DATA EXCERPT.
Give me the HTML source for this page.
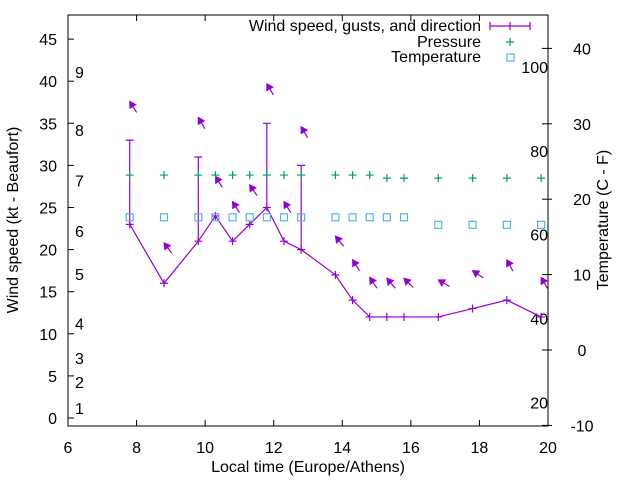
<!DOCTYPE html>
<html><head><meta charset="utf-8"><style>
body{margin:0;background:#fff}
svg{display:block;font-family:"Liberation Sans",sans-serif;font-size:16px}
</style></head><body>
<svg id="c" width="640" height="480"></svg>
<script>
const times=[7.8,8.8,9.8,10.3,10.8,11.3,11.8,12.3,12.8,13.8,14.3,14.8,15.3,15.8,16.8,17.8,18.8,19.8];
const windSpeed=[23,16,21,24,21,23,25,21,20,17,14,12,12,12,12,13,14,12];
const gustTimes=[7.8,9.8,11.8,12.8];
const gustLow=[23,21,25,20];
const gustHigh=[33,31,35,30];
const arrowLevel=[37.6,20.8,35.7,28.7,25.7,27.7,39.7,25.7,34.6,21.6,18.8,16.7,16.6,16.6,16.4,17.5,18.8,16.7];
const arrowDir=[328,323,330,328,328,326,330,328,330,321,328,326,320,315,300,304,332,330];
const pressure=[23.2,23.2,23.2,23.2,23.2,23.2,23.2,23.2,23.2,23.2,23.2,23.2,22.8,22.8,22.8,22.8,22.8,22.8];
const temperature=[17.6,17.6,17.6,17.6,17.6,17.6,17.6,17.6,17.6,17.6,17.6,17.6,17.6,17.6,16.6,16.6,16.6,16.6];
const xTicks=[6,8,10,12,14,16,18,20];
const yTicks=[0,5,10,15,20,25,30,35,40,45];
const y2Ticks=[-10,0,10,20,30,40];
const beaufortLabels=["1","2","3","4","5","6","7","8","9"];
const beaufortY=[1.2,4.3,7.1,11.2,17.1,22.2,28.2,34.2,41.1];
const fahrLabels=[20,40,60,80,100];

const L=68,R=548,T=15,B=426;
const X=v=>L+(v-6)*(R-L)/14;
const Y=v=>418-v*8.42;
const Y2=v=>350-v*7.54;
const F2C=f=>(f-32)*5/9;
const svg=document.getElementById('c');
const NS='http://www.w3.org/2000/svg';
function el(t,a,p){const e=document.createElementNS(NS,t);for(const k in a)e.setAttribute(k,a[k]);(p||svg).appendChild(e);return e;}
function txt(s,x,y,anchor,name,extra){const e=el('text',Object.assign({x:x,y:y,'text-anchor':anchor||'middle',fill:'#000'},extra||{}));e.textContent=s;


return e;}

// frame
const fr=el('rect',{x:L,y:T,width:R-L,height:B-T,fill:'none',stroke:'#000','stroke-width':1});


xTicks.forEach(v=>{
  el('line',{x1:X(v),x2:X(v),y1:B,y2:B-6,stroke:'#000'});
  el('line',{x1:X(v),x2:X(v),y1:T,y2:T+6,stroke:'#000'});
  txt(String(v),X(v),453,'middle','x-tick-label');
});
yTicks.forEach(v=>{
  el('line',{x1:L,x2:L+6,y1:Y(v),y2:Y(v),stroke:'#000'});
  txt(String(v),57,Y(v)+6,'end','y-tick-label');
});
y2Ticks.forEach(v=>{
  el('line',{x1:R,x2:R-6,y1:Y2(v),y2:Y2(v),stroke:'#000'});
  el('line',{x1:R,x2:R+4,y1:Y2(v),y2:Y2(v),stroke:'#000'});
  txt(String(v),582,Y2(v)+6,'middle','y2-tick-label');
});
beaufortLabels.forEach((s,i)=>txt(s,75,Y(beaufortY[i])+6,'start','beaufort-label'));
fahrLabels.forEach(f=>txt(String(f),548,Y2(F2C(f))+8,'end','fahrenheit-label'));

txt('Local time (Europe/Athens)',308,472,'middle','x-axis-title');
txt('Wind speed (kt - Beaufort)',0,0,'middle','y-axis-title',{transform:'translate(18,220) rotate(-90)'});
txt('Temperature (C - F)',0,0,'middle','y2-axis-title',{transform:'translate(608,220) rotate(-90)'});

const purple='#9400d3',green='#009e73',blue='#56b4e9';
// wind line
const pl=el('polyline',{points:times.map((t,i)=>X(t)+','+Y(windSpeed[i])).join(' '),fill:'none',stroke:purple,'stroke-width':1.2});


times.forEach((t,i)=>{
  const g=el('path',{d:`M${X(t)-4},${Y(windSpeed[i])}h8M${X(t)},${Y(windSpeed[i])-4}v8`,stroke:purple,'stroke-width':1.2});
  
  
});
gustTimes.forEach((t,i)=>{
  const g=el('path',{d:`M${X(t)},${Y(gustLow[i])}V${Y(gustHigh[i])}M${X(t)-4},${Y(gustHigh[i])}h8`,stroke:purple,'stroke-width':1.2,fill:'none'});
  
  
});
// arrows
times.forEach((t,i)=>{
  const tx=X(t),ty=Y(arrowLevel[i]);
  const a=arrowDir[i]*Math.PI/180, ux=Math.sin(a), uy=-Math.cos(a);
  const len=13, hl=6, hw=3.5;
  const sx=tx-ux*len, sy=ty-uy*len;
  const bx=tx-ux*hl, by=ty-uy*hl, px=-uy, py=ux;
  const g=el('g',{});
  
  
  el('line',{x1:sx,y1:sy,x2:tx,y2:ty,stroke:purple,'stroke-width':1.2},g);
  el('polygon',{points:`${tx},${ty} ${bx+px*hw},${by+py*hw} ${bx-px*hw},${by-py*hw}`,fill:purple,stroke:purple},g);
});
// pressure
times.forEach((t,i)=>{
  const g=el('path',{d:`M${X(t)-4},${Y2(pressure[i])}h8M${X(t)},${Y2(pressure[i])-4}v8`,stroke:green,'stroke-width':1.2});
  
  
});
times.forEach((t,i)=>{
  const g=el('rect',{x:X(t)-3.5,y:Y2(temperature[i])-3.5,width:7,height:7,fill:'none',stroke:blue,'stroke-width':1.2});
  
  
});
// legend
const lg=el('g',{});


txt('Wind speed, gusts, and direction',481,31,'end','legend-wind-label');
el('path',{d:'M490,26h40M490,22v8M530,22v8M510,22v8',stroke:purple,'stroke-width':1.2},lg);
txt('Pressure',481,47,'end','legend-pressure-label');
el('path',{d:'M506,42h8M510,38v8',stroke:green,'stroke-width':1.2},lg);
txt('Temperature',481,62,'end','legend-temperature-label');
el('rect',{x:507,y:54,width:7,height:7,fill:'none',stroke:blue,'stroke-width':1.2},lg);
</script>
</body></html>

WORK TO DO. Using the material above, set down every line exactly, but skip the pictures.

RESULT FOR THIS EXERCISE.
Give me the HTML source for this page.
<!DOCTYPE html>
<html><head><meta charset="utf-8"><style>
body{margin:0;background:#fff}
svg{display:block;font-family:"Liberation Sans",sans-serif;font-size:16px}
</style></head><body>
<svg id="c" width="640" height="480"></svg>
<script>
const times=[7.8,8.8,9.8,10.3,10.8,11.3,11.8,12.3,12.8,13.8,14.3,14.8,15.3,15.8,16.8,17.8,18.8,19.8];
const windSpeed=[23,16,21,24,21,23,25,21,20,17,14,12,12,12,12,13,14,12];
const gustTimes=[7.8,9.8,11.8,12.8];
const gustLow=[23,21,25,20];
const gustHigh=[33,31,35,30];
const arrowLevel=[37.6,20.8,35.7,28.7,25.7,27.7,39.7,25.7,34.6,21.6,18.8,16.7,16.6,16.6,16.4,17.5,18.8,16.7];
const arrowDir=[328,323,330,328,328,326,330,328,330,321,328,326,320,315,300,304,332,330];
const pressure=[23.2,23.2,23.2,23.2,23.2,23.2,23.2,23.2,23.2,23.2,23.2,23.2,22.8,22.8,22.8,22.8,22.8,22.8];
const temperature=[17.6,17.6,17.6,17.6,17.6,17.6,17.6,17.6,17.6,17.6,17.6,17.6,17.6,17.6,16.6,16.6,16.6,16.6];
const xTicks=[6,8,10,12,14,16,18,20];
const yTicks=[0,5,10,15,20,25,30,35,40,45];
const y2Ticks=[-10,0,10,20,30,40];
const beaufortLabels=["1","2","3","4","5","6","7","8","9"];
const beaufortY=[1.2,4.3,7.1,11.2,17.1,22.2,28.2,34.2,41.1];
const fahrLabels=[20,40,60,80,100];

const L=68,R=548,T=15,B=426;
const X=v=>L+(v-6)*(R-L)/14;
const Y=v=>418-v*8.42;
const Y2=v=>350-v*7.54;
const F2C=f=>(f-32)*5/9;
const svg=document.getElementById('c');
const NS='http://www.w3.org/2000/svg';
function el(t,a,p){const e=document.createElementNS(NS,t);for(const k in a)e.setAttribute(k,a[k]);(p||svg).appendChild(e);return e;}
function txt(s,x,y,anchor,name,extra){const e=el('text',Object.assign({x:x,y:y,'text-anchor':anchor||'middle',fill:'#000'},extra||{}));e.textContent=s;


return e;}

// frame
const fr=el('rect',{x:L,y:T,width:R-L,height:B-T,fill:'none',stroke:'#000','stroke-width':1});


xTicks.forEach(v=>{
  el('line',{x1:X(v),x2:X(v),y1:B,y2:B-6,stroke:'#000'});
  el('line',{x1:X(v),x2:X(v),y1:T,y2:T+6,stroke:'#000'});
  txt(String(v),X(v),453,'middle','x-tick-label');
});
yTicks.forEach(v=>{
  el('line',{x1:L,x2:L+6,y1:Y(v),y2:Y(v),stroke:'#000'});
  txt(String(v),57,Y(v)+6,'end','y-tick-label');
});
y2Ticks.forEach(v=>{
  el('line',{x1:R,x2:R-6,y1:Y2(v),y2:Y2(v),stroke:'#000'});
  el('line',{x1:R,x2:R+4,y1:Y2(v),y2:Y2(v),stroke:'#000'});
  txt(String(v),582,Y2(v)+6,'middle','y2-tick-label');
});
beaufortLabels.forEach((s,i)=>txt(s,75,Y(beaufortY[i])+6,'start','beaufort-label'));
fahrLabels.forEach(f=>txt(String(f),548,Y2(F2C(f))+8,'end','fahrenheit-label'));

txt('Local time (Europe/Athens)',308,472,'middle','x-axis-title');
txt('Wind speed (kt - Beaufort)',0,0,'middle','y-axis-title',{transform:'translate(18,220) rotate(-90)'});
txt('Temperature (C - F)',0,0,'middle','y2-axis-title',{transform:'translate(608,220) rotate(-90)'});

const purple='#9400d3',green='#009e73',blue='#56b4e9';
// wind line
const pl=el('polyline',{points:times.map((t,i)=>X(t)+','+Y(windSpeed[i])).join(' '),fill:'none',stroke:purple,'stroke-width':1.2});


times.forEach((t,i)=>{
  const g=el('path',{d:`M${X(t)-4},${Y(windSpeed[i])}h8M${X(t)},${Y(windSpeed[i])-4}v8`,stroke:purple,'stroke-width':1.2});
  
  
});
gustTimes.forEach((t,i)=>{
  const g=el('path',{d:`M${X(t)},${Y(gustLow[i])}V${Y(gustHigh[i])}M${X(t)-4},${Y(gustHigh[i])}h8`,stroke:purple,'stroke-width':1.2,fill:'none'});
  
  
});
// arrows
times.forEach((t,i)=>{
  const tx=X(t),ty=Y(arrowLevel[i]);
  const a=arrowDir[i]*Math.PI/180, ux=Math.sin(a), uy=-Math.cos(a);
  const len=13, hl=6, hw=3.5;
  const sx=tx-ux*len, sy=ty-uy*len;
  const bx=tx-ux*hl, by=ty-uy*hl, px=-uy, py=ux;
  const g=el('g',{});
  
  
  el('line',{x1:sx,y1:sy,x2:tx,y2:ty,stroke:purple,'stroke-width':1.2},g);
  el('polygon',{points:`${tx},${ty} ${bx+px*hw},${by+py*hw} ${bx-px*hw},${by-py*hw}`,fill:purple,stroke:purple},g);
});
// pressure
times.forEach((t,i)=>{
  const g=el('path',{d:`M${X(t)-4},${Y2(pressure[i])}h8M${X(t)},${Y2(pressure[i])-4}v8`,stroke:green,'stroke-width':1.2});
  
  
});
times.forEach((t,i)=>{
  const g=el('rect',{x:X(t)-3.5,y:Y2(temperature[i])-3.5,width:7,height:7,fill:'none',stroke:blue,'stroke-width':1.2});
  
  
});
// legend
const lg=el('g',{});


txt('Wind speed, gusts, and direction',481,31,'end','legend-wind-label');
el('path',{d:'M490,26h40M490,22v8M530,22v8M510,22v8',stroke:purple,'stroke-width':1.2},lg);
txt('Pressure',481,47,'end','legend-pressure-label');
el('path',{d:'M506,42h8M510,38v8',stroke:green,'stroke-width':1.2},lg);
txt('Temperature',481,62,'end','legend-temperature-label');
el('rect',{x:507,y:54,width:7,height:7,fill:'none',stroke:blue,'stroke-width':1.2},lg);
</script>
</body></html>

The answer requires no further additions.